In my heart of hearts, I wanted this to be resolved before the Superbowl. I wanted the Superbowl to be untainted so it could just be about the Seahawks vs. the Patriots. The second conclusion I reached was that the NFL has no intention of resolving it quickly and possibly may even hope Deflate Gate fades away to a footnote during the off season.
The final conclusion I reached is that Richard Sherman may be right in his assertion that the NFL will never fairly resolve the issue as long as Commissioner Goodell and Robert Kraft, the owner of the Patriots remain close friends.
The only consolation I, an interested party in the Superbowl, really have is that the game will be closely watched. The Patriots balls will be under close scrutiny and the competition will be as fair as possible, equipment wise.

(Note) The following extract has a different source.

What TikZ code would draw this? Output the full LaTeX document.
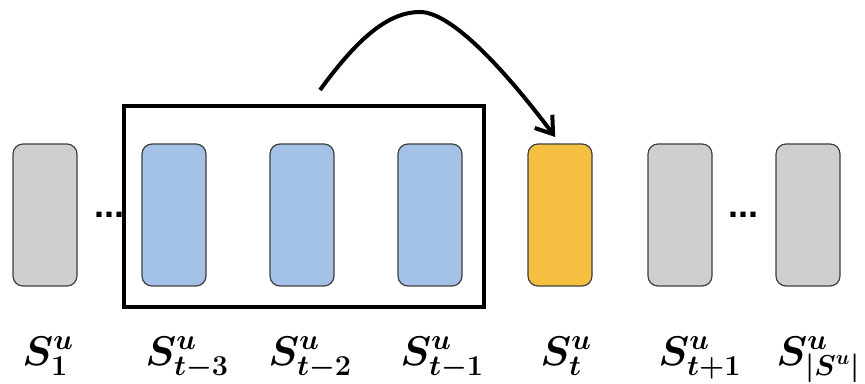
\documentclass[tikz,border=0pt]{standalone}
\usepackage{bm}
\usepackage{fontspec}
\newfontfamily\dotfont{Liberation Sans}
\definecolor{cSeq}{HTML}{CFCFCF}
\definecolor{cWin}{HTML}{A4C2E5}
\definecolor{cTgt}{HTML}{F5BF41}
\definecolor{cEdge}{HTML}{404040}
\usetikzlibrary{arrows.meta,calc}
\tikzset{
  item-box/.style={draw=cEdge,line width=0.6pt,rounded corners=5pt,
    minimum width=32pt,minimum height=71pt,inner sep=0pt},
  item-seq/.style={item-box,fill=cSeq},
  item-win/.style={item-box,fill=cWin},
  item-tgt/.style={item-box,fill=cTgt},
  win-frame/.style={draw=black,line width=2pt},
  arrow-next/.style={-{Straight Barb[length=8pt,width=11pt]},line width=2pt,draw=black},
  item-label/.style={anchor=base west,inner sep=0pt,font=\fontsize{20}{24}\selectfont},
  item-dots/.style={anchor=base,inner sep=0pt,font=\dotfont\bfseries\fontsize{18}{20}\selectfont},
}

\begin{document}
\begin{tikzpicture}[x=0.5pt,y=-0.5pt]
  \useasboundingbox (0,0) rectangle (865,384);
  % sequence items
  \node[item-seq] (b1)  at (45,215)  {};
  \node[item-win] (bm3) at (174,215) {};
  \node[item-win] (bm2) at (302,215) {};
  \node[item-win] (bm1) at (430,215) {};
  \node[item-tgt] (bt)  at (560,215) {};
  \node[item-seq] (bp1) at (680,215) {};
  \node[item-seq] (bN)  at (808,215) {};
  \node[item-dots] (d1) at (109.5,218) {...};
  \node[item-dots] (d2) at (743.5,218) {...};
  % window of previous items
  \draw[win-frame] ($(bm3.north west)+(-17,-37)$) rectangle ($(bm1.south east)+(21,20)$);
  % prediction arrow
  \coordinate (src)  at (320,90);
  \coordinate (peak) at (420,12);
  \draw[arrow-next,shorten >=4pt] (src) .. controls +(40,-55) and +(-30,0) .. (peak)
    .. controls +(35,0) and +(-45,-60) .. (bt.north);
  % labels
  \node[item-label] (l1)  at (22,365)  {$\bm{S^u_1}$};
  \node[item-label] (lm3) at (145,365) {$\bm{S^u_{t-3}}$};
  \node[item-label] (lm2) at (268,365) {$\bm{S^u_{t-2}}$};
  \node[item-label] (lm1) at (400,365) {$\bm{S^u_{t-1}}$};
  \node[item-label] (lt)  at (540,365) {$\bm{S^u_t}$};
  \node[item-label] (lp1) at (658,365) {$\bm{S^u_{t+1}}$};
  \node[item-label] (lN)  at (776,365) {$\bm{S^u_{|S^u|}}$};
\end{tikzpicture}
\end{document}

The sad conclusion is that Deflate Gate isn't an anomaly within the NFL. There are any number of other issues the NFL ignores on one hand and fines on the other. A few such examples include:
- The suspension of Patriot's corner Brandon Browner for being on the 3rd strike of the substance abuse policy. Apparently the 2nd strike was earned while Browner was playing in the CFL and failed to report for substance testing while he was not an employee of the NFL.
- The fining, re-fining (following the release of The Video) and ultimate suspension of Ray Rice, all the while having no idea if they'd received evidence or not. This all led to Ray Rice's year long suspension being over turned.
- Fining Marshawn Lynch for grabbing his skittles, then selling a poster of said skittles grab for $150 online. While the poster is now sold out, The Seahawks have been warned that they'll be penalized 15 yards on any kickoff in the Superbowl if Marshawn grabs his skittles on the previous touchdown. It's a whole new penalty: The Superbowl Skittles grab, without any review by the rules committee.
What they are missing as an overseeing entity, is the opportunity to be a fair and reputable organization that moves the sport forward in terms of player safety, rules development and enforcement and League HR matters. Because of these issues, I think Commissioner Gooddell will long be remembered as a self serving, over-reactive, ill prepared, poorly organized commissioner. I don't know which is worse: that he either lacks the control to act for the betterment of the sport or does not care to do so.